▶ _What to do_
From the material below, list every line containing "chart".

▶ _Source data_
****************

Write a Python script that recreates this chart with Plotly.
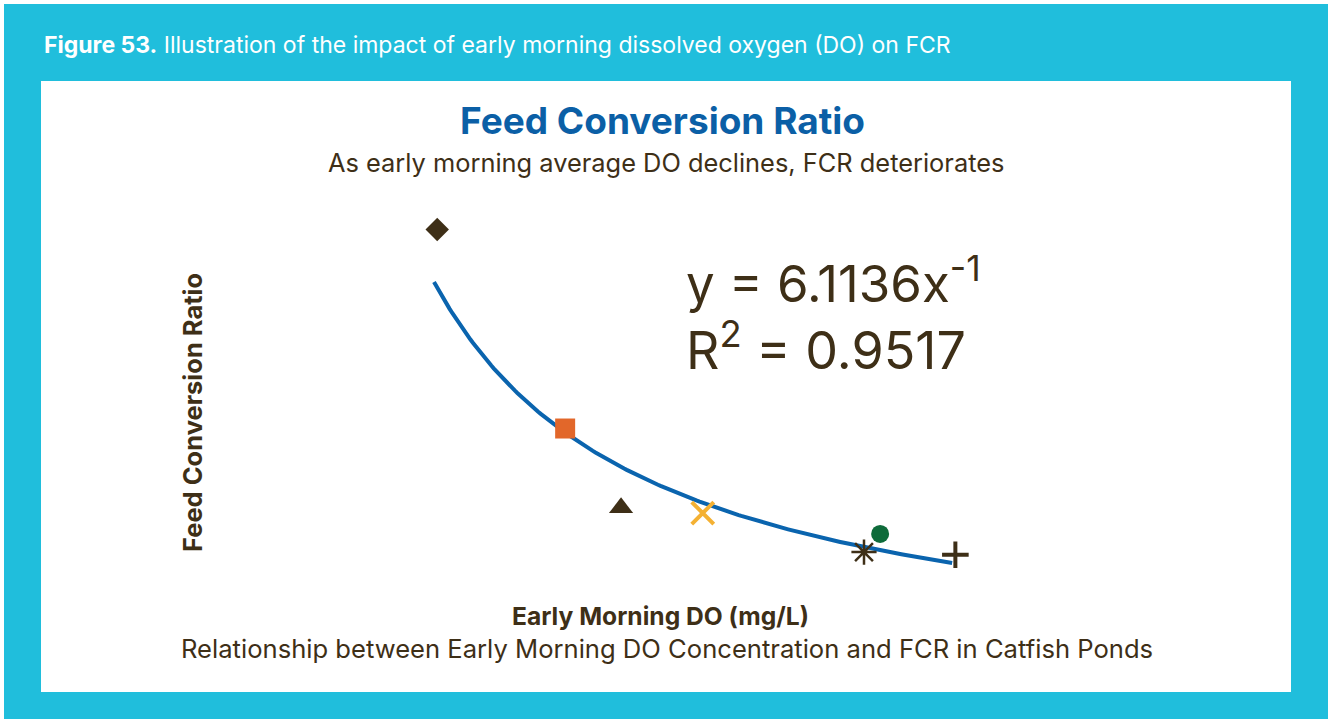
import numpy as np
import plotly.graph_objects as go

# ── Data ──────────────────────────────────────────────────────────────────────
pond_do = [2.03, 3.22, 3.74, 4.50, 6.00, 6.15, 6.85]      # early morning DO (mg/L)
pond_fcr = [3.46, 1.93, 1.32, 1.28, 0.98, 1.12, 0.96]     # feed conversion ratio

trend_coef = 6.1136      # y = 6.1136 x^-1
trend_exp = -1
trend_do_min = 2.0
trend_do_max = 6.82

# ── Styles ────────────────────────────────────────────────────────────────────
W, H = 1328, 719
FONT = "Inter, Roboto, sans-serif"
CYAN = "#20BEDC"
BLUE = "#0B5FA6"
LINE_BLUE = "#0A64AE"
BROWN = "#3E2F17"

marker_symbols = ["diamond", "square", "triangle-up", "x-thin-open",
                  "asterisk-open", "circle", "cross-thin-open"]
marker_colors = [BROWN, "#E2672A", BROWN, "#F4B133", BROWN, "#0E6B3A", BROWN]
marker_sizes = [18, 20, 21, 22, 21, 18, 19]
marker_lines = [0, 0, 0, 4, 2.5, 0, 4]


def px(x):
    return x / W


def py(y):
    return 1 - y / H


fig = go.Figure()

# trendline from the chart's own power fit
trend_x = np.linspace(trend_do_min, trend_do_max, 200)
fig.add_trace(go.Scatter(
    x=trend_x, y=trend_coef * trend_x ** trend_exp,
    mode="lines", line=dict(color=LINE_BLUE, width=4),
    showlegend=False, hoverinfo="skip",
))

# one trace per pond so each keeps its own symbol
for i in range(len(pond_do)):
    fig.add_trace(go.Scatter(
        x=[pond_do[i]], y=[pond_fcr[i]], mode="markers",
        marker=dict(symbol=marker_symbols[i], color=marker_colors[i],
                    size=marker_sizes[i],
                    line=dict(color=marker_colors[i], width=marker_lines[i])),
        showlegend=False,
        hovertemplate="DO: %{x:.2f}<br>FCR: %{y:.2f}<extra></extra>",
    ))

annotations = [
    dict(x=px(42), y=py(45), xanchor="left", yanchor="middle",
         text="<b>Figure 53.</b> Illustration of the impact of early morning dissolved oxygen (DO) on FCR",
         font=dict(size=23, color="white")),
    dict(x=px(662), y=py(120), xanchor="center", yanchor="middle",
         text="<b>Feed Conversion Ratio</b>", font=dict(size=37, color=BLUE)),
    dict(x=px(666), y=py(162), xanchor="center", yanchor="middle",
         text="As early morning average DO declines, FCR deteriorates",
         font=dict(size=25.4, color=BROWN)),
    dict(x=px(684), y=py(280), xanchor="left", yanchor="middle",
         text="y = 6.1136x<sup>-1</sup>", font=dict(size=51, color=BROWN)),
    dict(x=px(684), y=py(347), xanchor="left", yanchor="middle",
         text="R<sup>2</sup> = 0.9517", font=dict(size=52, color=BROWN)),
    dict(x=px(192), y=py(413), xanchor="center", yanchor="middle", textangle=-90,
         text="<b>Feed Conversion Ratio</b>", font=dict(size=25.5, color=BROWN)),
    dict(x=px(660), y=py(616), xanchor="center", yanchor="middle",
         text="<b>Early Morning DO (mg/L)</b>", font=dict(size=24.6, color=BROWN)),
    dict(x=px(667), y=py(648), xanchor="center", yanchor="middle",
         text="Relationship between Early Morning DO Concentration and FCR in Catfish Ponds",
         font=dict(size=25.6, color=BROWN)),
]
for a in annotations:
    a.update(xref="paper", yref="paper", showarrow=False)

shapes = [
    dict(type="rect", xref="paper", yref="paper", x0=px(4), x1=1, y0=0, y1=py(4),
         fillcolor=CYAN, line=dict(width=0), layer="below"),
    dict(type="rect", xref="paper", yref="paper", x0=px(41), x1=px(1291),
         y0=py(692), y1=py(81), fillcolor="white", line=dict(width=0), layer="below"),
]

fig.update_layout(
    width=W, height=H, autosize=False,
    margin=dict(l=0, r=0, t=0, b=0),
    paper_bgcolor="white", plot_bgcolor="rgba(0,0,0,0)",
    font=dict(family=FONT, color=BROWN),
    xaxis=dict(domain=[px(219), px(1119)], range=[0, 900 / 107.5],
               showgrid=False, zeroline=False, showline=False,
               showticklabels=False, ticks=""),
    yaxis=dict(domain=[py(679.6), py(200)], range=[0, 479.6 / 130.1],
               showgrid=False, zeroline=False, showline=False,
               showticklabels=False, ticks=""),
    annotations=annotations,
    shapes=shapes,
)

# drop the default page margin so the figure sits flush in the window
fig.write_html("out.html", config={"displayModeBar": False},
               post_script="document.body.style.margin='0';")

****************

▶ _Expected answer_
Write a Python script that recreates this chart with Plotly.
# trendline from the chart's own power fit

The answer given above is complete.